Provided records:
#####
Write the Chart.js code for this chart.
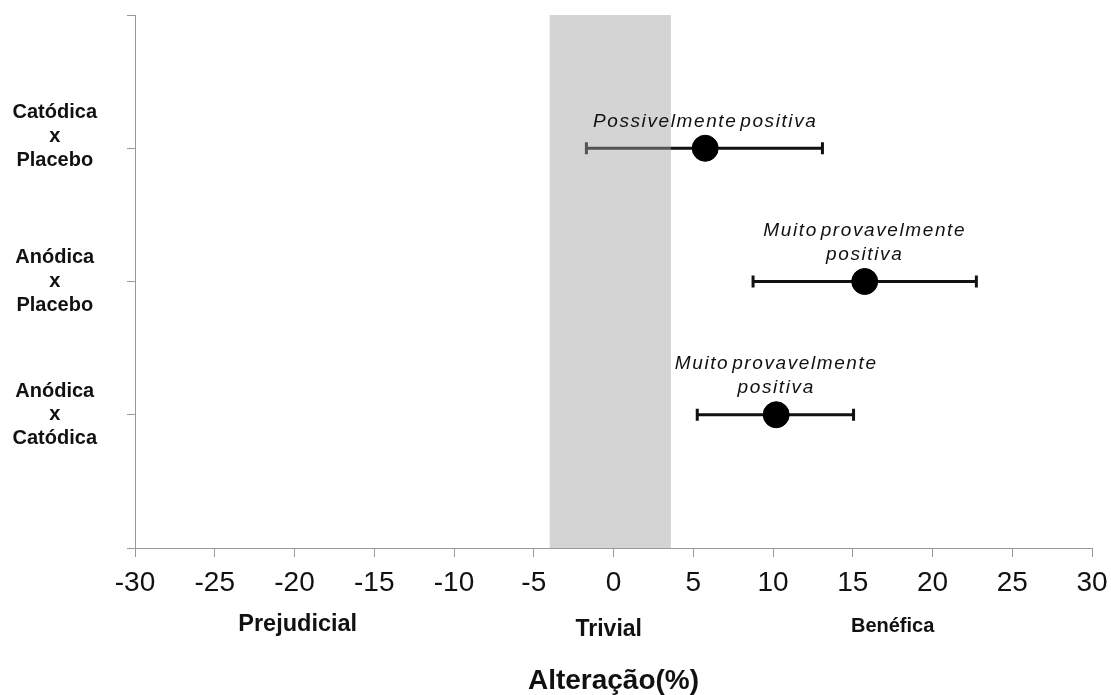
#####
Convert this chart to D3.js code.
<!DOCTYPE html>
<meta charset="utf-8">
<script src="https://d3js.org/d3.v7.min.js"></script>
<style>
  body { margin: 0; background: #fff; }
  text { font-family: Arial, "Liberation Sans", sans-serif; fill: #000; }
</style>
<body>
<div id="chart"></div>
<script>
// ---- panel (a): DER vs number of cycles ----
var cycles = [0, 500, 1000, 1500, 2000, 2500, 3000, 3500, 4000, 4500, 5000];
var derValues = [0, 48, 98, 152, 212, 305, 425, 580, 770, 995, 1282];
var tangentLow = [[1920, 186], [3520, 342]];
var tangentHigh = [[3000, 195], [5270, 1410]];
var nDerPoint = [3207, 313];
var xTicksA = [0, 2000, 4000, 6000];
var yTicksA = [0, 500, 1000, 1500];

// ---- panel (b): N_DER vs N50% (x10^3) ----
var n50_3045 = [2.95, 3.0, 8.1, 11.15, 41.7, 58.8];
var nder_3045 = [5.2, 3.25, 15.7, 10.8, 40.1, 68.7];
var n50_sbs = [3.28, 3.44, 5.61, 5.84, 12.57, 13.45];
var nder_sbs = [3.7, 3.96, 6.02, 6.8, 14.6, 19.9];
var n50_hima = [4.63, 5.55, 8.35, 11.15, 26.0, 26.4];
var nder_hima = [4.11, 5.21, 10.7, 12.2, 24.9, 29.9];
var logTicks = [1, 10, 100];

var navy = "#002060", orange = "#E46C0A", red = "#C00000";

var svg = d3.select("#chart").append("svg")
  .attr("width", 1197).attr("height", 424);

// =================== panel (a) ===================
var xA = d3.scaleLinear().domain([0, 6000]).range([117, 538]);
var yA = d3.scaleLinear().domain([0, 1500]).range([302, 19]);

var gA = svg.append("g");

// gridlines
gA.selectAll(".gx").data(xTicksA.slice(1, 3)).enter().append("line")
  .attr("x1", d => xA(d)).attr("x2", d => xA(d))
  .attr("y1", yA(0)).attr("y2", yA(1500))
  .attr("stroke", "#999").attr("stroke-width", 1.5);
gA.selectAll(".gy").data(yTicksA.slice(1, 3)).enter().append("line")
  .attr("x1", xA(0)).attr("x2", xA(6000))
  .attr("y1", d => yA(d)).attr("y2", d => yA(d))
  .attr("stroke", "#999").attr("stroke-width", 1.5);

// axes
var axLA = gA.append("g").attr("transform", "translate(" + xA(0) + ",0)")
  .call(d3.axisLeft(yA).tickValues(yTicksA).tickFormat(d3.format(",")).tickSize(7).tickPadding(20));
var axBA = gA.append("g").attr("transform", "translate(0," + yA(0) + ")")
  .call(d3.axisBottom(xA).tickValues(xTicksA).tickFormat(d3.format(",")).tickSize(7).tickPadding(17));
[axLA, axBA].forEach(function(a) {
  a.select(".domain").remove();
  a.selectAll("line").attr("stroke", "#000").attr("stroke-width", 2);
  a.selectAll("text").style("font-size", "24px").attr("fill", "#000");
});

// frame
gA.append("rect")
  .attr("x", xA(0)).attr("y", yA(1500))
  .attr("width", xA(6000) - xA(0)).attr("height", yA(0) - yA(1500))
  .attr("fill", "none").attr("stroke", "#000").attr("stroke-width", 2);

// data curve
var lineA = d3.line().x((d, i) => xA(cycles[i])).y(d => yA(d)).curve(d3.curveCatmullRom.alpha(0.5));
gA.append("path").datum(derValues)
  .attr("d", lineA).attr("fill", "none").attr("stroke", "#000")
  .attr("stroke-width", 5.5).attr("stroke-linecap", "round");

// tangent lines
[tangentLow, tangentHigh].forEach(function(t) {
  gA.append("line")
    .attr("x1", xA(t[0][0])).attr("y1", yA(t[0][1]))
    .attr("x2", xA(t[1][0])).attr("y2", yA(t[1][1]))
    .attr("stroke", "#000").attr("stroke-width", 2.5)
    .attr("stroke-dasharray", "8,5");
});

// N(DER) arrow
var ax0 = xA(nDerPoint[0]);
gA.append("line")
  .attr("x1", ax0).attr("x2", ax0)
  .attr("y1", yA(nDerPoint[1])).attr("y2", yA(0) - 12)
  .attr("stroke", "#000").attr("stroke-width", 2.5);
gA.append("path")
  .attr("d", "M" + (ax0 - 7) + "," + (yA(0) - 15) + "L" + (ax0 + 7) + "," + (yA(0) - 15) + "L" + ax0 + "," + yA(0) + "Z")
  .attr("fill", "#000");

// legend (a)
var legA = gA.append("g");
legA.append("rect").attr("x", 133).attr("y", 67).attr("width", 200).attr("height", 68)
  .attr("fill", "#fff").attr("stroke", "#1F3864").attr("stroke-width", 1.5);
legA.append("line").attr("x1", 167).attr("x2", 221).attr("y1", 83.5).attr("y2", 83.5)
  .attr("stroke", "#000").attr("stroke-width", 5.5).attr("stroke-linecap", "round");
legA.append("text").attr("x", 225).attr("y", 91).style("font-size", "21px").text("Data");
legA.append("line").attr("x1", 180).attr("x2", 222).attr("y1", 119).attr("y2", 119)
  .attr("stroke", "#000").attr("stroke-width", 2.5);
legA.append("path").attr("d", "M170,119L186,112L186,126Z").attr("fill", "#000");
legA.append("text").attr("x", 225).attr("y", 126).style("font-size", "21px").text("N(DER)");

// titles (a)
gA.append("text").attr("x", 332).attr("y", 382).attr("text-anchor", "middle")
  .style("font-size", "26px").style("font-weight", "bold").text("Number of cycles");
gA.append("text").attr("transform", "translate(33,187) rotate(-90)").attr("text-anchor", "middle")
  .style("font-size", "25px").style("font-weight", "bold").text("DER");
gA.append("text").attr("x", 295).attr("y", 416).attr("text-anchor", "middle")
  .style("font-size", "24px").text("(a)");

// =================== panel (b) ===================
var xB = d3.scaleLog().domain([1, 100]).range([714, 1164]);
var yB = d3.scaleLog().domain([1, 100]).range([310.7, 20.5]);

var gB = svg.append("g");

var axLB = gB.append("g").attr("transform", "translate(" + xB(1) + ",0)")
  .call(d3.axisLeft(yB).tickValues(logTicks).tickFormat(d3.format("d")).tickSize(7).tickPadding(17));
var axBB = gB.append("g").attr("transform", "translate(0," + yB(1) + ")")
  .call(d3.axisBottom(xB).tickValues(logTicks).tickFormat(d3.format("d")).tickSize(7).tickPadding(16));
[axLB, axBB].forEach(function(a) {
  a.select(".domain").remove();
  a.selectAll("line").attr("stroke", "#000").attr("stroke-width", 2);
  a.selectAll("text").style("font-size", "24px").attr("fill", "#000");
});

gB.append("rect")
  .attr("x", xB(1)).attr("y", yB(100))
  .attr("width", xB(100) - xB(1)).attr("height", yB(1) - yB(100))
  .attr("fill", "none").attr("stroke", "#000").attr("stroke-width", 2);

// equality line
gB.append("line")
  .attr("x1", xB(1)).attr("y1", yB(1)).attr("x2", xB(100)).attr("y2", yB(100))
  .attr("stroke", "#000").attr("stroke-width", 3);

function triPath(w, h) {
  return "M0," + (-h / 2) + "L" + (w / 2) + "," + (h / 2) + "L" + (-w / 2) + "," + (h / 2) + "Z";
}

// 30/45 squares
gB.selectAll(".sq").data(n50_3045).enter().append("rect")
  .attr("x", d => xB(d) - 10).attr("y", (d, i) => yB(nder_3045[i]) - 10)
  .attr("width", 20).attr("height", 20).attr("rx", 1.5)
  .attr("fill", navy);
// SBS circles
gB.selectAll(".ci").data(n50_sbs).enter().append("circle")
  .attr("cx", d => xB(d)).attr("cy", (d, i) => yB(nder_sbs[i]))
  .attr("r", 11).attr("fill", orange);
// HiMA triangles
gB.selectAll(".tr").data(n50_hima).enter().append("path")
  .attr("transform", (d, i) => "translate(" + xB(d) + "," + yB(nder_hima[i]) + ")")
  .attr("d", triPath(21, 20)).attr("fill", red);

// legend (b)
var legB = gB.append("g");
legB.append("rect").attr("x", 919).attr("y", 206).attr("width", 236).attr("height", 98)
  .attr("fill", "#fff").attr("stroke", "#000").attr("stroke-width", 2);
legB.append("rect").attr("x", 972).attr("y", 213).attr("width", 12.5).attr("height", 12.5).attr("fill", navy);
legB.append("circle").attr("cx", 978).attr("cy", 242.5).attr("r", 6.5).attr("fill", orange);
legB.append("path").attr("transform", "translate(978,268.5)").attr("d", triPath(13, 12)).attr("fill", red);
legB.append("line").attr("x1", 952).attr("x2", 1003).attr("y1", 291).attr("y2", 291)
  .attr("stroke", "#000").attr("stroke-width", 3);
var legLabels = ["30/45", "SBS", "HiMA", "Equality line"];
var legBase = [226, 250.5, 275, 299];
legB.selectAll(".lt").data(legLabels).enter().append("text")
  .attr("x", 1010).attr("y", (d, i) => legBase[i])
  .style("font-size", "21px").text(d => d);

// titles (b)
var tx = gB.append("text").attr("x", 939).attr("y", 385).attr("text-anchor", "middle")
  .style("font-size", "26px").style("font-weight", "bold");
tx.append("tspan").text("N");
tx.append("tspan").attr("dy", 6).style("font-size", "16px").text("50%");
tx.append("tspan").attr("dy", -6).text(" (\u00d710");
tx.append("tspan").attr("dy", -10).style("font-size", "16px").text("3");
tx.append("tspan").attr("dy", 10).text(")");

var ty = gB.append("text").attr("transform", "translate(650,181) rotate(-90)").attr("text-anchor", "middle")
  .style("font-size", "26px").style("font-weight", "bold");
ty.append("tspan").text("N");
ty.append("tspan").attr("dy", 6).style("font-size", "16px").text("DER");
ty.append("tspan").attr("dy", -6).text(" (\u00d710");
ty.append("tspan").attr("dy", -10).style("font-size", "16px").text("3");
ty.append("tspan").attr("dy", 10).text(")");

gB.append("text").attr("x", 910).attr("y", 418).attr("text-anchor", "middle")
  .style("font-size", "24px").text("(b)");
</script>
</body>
#####
Problem: Copy each line of the records that contains the word "code".

Exercise response:
Write the Chart.js code for this chart.
Convert this chart to D3.js code.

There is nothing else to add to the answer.